Without confirmation of widespread, accessible deposits, relying solely on meteorites as a primary resource for Martian industry may not be feasible. Future missions will need to assess their availability before committing to mining infrastructure designed to harvest them.
Extracting Iron in Space
Of course, extracting and processing iron in space will require innovative technologies. After all, it’s a task that we’re dealing with for the first time in history.
Some of the most promising methods include:
- Electrolysis of Regolith: Using molten salt electrolysis, iron can be separated from lunar or Martian regolith, with oxygen produced as a valuable byproduct.
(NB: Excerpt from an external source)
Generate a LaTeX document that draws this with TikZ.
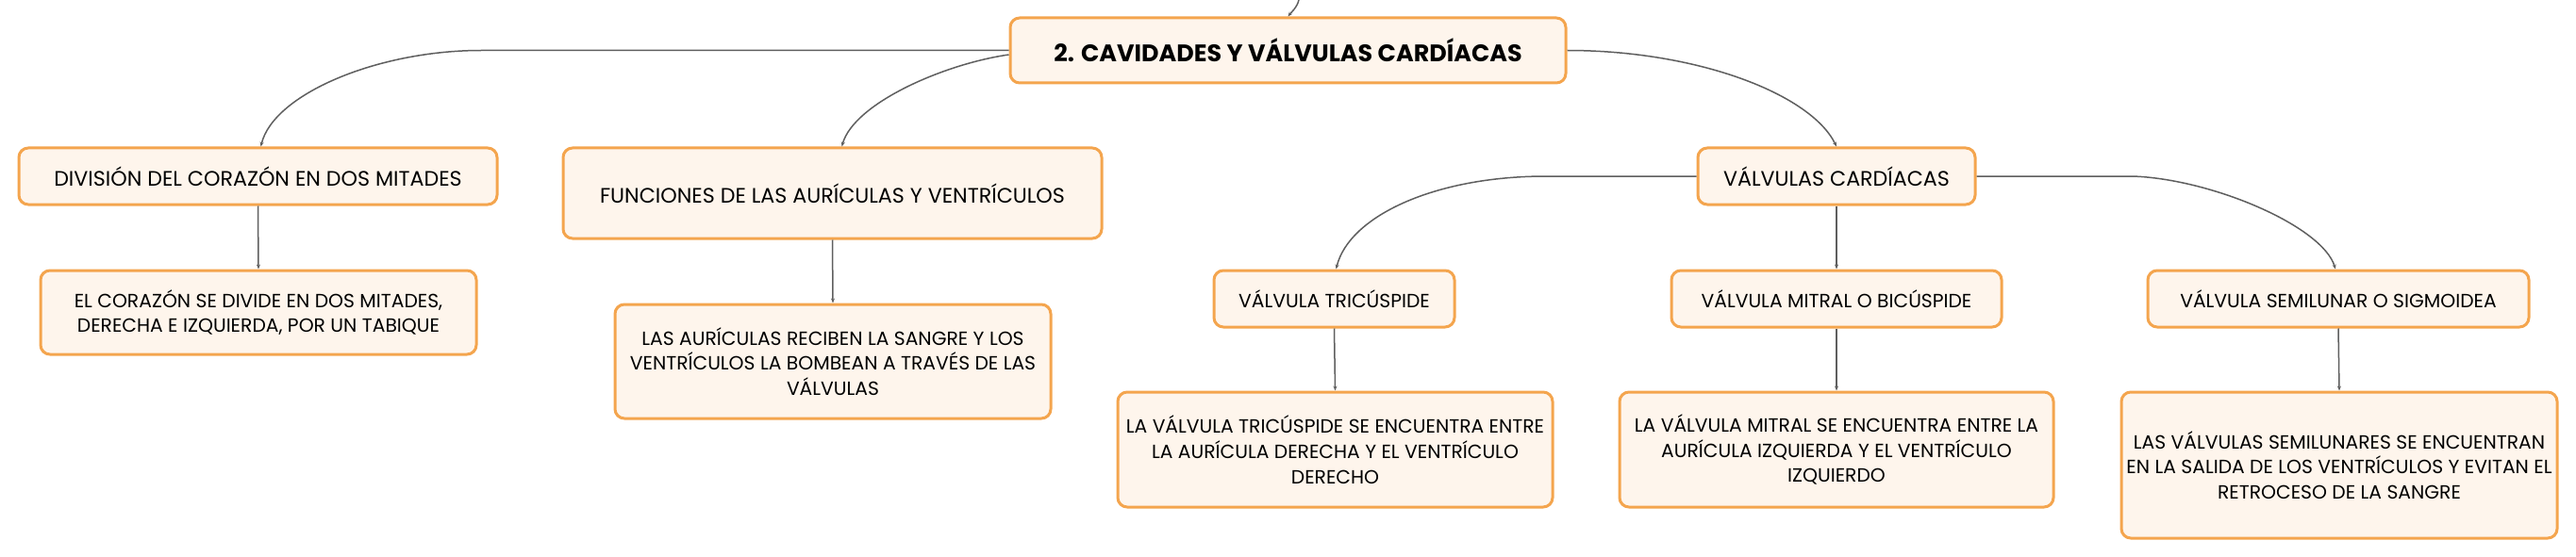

This process is particularly useful because it provides two essential resources at once – metal for construction and oxygen for life support.
- Magnetic Separation: Since iron is magnetic, powerful magnets could be used to extract iron from regolith efficiently, allowing for non-invasive and energy-efficient mining operations.
- Asteroid Mining: If Psyche and other metallic asteroids are confirmed to be rich in iron, robotic mining missions could extract and refine these metals in space, reducing the need to transport large quantities of iron from Earth.
Mastering these techniques will be essential for building a self-sufficient presence beyond Earth, reducing reliance on terrestrial resources, and making deep-space exploration a reality.
Iron – The Key to Humanity’s Expansion in Space
If we could extract and use the iron from celestial bodies, that would be a turning point for the space economy. It would make the construction of self-sustaining space colonies actually feasible, significantly reduce reliance on Earth-based resources, and lay the groundwork for massive projects like orbital stations, planetary infrastructure, and deep-space vessels.
With advances in space mining technologies, iron could become the foundation of human expansion beyond Earth. The good news? The real question is not if we will mine iron in space, but how soon we will begin unlocking its full potential.